Friday, January 28, 2011


As far as I can tell, the protest/eulogy this afternoon went off without any major trouble. Looking down on the street below I could see that some shops were closed, but others stayed open, including the produce stand just below our building. I thought I heard a couple shots once, but it was nothing like last weeks volleys. We have plans to see some friends tomorrow morning so it seems like daily life, for us anyway, is going more or less back to normal.


Not too long after we got here, I was trying to describe to somebody why Tirana feels so safe to me. I said " you don't get the feeling that people are watching you," in contrast to many other big cities I've been in. Santa Cruz and Cochabamba, Bolivia, feel fairly safe too, but in the markets and on certain streets you still have to watch out for pickpockets. I don't think you do here.

I mean, people stare at you, but that's not the same thing. It's a gaze of curiosity, as though they saw someone walking down the street with two heads (granted, that's what it looks like when I have Gabriel zipped up in the Bjorn inside my fleece) or a talking bear or something. It's not that furtive, calculating look you get when someone is sizing you up as a potential mark.

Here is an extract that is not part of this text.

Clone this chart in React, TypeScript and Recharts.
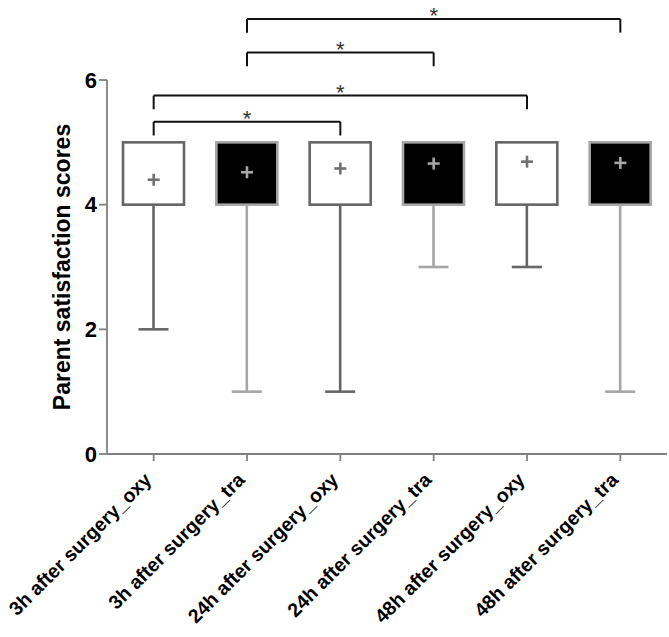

Add to that the exuberant friendliness people show towards small children and their caregivers, and it just feels safe. I really don't think we'd ever be the targets as individuals of acts of violence, I mean taking ordinary precautions that you would anywhere.


It is strange that Albania has no experience of violence from soccer hooligans, or from anarchists and extremists attacking the police. There are rumours of extreme Islamists, but nothing serious has happened yet among them. Albania’s only extremism is in its conventional politics, in politics that doesn’t differ much in terms of a political agenda, or in terms of love of bribes, but which still has the ability to mobilize big crowds to fight.

I'm glad this afternoon was largely calm.